Aim of the task ▸ Only the lines from the top of the listing below to the line that has "W, H = 500, 253" should be echoed, with both ends kept and pictures left out.

--- BEGIN Dataset excerpt ---

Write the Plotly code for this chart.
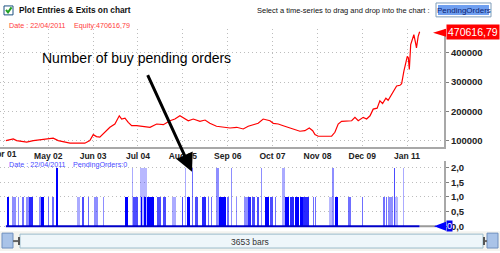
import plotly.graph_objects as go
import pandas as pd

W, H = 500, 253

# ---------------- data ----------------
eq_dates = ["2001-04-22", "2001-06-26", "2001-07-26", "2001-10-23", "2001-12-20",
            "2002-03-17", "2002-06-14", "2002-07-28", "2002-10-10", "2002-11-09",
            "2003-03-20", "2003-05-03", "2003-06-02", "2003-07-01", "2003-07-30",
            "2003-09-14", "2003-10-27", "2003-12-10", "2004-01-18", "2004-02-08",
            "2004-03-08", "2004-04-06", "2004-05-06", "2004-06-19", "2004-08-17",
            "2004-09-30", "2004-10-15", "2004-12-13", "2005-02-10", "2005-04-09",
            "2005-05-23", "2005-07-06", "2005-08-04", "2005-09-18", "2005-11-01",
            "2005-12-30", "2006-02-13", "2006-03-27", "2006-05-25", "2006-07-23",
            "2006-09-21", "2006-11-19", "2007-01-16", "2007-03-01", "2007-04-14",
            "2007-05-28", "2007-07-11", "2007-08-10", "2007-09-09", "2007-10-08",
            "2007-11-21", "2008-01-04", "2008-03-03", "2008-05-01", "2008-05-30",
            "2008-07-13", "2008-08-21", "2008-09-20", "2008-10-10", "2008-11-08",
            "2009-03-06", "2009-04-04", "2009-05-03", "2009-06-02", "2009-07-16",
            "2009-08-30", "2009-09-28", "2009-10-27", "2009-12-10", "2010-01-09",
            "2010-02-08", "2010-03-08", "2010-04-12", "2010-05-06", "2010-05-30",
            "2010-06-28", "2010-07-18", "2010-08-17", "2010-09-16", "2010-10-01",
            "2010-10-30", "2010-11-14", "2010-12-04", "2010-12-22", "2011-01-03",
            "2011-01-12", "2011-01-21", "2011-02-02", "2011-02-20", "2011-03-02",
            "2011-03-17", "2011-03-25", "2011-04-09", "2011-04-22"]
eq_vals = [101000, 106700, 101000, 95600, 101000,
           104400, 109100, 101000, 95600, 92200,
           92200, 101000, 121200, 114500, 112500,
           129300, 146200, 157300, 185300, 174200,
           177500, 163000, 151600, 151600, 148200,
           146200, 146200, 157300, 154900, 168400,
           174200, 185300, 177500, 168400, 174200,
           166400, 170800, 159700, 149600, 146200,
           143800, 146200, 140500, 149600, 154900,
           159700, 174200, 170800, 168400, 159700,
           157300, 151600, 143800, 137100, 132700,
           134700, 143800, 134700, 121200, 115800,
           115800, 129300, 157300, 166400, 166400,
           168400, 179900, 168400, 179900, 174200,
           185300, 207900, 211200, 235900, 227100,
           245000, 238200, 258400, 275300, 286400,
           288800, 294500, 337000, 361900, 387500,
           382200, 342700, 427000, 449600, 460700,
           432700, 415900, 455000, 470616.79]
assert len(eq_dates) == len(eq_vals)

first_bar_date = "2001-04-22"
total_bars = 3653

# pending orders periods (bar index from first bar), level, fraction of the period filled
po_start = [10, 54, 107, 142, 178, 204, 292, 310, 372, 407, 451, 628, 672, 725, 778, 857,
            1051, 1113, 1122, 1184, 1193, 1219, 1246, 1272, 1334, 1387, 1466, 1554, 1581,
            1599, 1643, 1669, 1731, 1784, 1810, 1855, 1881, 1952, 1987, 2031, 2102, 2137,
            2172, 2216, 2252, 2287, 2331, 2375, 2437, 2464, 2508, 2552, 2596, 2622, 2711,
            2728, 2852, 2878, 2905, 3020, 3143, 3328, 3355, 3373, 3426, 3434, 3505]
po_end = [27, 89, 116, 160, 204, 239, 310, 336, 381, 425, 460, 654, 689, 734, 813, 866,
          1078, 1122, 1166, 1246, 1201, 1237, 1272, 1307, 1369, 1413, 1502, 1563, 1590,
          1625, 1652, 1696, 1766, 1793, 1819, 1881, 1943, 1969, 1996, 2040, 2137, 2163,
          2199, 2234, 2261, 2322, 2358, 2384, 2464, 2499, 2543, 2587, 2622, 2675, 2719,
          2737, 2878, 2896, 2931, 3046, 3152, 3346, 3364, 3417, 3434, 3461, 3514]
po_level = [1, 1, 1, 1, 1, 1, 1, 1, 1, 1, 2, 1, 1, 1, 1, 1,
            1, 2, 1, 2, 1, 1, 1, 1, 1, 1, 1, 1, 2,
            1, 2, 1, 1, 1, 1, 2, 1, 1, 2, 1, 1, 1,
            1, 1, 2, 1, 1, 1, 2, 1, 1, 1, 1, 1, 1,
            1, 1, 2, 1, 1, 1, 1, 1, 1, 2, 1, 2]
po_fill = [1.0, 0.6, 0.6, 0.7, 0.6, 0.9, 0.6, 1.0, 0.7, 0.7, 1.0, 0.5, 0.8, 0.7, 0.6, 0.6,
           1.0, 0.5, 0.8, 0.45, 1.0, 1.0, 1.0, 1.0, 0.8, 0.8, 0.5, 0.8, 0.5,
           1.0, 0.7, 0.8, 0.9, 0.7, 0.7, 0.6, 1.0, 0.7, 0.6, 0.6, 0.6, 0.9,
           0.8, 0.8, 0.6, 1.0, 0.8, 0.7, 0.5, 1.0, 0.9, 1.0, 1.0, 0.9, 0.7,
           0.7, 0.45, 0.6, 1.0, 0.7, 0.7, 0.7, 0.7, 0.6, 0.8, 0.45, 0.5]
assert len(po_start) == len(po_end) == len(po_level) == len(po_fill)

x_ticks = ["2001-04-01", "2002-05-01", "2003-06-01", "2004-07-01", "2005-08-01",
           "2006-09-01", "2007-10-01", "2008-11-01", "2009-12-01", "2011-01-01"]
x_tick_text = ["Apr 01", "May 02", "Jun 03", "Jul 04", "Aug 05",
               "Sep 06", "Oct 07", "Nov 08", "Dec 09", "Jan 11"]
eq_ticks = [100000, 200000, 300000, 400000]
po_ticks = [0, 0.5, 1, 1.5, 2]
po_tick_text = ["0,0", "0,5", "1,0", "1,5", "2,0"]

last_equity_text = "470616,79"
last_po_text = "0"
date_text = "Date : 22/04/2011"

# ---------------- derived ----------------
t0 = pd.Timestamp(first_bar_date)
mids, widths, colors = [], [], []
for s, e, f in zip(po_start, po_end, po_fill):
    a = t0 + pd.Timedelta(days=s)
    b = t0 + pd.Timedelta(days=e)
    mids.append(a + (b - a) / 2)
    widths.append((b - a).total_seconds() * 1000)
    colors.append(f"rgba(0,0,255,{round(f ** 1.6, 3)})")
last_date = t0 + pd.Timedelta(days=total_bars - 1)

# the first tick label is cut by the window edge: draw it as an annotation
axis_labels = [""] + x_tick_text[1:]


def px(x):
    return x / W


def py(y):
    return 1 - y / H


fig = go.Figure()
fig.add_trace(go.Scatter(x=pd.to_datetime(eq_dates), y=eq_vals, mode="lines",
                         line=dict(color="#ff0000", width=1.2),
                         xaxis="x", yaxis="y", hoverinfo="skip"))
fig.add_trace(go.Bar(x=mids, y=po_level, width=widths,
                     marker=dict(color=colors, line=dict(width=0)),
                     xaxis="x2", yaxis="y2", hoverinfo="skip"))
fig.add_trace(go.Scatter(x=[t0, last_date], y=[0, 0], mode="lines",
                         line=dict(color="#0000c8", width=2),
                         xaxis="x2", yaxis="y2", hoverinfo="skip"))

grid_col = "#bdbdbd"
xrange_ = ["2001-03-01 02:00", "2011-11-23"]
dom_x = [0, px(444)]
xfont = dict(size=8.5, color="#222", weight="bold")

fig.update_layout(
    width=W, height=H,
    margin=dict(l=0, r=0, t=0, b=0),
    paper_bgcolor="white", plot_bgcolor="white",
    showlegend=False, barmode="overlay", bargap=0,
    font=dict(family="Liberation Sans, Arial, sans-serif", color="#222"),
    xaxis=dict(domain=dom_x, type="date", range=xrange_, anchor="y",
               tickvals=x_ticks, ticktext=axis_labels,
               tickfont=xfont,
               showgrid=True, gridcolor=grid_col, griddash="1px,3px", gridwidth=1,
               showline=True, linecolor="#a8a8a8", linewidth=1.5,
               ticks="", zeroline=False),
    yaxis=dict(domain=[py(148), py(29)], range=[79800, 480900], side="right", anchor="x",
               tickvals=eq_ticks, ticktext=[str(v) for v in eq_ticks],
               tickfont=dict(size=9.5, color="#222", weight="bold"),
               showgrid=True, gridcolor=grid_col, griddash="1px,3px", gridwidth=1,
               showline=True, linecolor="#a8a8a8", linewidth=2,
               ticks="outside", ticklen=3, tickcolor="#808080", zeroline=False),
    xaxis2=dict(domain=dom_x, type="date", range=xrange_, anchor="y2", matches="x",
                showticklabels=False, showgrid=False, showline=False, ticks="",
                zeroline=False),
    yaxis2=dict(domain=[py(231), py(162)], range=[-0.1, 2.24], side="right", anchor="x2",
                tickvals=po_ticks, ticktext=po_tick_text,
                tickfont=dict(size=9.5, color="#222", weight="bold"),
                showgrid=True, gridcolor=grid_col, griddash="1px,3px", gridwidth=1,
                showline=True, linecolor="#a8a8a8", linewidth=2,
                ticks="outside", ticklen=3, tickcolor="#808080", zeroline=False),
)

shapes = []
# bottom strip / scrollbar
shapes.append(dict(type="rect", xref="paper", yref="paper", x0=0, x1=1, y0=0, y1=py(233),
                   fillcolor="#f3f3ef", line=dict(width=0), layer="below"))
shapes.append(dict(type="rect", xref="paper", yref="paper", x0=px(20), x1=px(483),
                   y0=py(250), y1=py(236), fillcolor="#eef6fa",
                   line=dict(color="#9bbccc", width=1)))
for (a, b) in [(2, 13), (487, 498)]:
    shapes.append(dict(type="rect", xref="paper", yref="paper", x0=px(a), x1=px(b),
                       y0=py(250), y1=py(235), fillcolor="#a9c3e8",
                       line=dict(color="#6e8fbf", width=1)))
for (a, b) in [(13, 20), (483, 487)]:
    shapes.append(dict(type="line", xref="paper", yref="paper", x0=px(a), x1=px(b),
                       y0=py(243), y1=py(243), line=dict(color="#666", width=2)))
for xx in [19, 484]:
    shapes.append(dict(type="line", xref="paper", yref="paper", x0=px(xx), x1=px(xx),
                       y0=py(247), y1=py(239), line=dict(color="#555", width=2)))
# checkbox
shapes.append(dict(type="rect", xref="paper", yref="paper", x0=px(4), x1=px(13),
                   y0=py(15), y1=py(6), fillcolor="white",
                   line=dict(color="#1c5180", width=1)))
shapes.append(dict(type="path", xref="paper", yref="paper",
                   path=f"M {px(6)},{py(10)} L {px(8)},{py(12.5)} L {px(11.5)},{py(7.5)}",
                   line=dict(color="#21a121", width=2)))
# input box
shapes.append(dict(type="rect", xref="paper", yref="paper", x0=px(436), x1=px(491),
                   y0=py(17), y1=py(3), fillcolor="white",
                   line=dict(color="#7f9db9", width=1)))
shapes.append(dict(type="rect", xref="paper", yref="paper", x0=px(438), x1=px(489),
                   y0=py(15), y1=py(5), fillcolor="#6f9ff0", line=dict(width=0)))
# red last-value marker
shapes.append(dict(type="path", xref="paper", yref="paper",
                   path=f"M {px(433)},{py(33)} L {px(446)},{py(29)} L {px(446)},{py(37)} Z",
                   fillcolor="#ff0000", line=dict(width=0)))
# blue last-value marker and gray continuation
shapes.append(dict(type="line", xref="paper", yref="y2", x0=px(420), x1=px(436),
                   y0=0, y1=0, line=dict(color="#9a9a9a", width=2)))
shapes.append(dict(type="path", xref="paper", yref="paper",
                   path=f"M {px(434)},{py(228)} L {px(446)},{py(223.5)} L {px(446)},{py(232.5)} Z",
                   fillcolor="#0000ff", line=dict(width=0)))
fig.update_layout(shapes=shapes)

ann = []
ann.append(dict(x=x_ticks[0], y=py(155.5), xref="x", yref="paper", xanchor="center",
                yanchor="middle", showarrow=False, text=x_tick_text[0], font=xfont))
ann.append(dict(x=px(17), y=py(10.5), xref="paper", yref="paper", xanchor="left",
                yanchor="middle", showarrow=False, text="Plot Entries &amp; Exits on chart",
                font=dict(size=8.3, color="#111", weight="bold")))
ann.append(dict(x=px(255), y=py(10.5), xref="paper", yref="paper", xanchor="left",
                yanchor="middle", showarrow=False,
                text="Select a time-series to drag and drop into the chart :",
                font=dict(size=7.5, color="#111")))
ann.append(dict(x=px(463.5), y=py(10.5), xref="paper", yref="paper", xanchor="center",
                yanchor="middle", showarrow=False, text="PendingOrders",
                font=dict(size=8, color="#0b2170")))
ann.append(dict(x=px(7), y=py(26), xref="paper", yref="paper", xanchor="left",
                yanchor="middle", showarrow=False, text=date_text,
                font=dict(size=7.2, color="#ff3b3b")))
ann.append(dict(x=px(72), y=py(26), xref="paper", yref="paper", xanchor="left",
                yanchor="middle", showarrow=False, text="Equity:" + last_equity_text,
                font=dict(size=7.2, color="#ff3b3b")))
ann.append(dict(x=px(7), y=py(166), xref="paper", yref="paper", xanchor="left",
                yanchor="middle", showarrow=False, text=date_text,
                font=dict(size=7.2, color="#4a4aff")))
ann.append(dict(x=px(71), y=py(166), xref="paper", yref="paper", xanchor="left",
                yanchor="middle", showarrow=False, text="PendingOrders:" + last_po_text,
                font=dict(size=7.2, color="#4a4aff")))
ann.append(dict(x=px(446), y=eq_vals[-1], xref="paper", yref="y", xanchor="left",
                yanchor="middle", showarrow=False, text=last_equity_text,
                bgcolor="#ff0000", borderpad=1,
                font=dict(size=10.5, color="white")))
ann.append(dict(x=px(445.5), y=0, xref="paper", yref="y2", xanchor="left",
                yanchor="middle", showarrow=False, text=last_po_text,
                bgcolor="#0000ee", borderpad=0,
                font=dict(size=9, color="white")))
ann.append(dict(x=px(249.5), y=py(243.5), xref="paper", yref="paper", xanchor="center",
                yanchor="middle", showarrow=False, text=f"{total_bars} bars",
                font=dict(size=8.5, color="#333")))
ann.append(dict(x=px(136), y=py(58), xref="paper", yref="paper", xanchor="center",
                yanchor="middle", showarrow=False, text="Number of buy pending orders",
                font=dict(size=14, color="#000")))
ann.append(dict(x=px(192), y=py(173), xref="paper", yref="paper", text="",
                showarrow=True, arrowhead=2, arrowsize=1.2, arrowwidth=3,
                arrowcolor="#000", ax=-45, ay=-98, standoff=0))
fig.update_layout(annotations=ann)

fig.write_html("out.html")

--- END Dataset excerpt ---

The result ▸
Write the Plotly code for this chart.
import plotly.graph_objects as go
import pandas as pd

W, H = 500, 253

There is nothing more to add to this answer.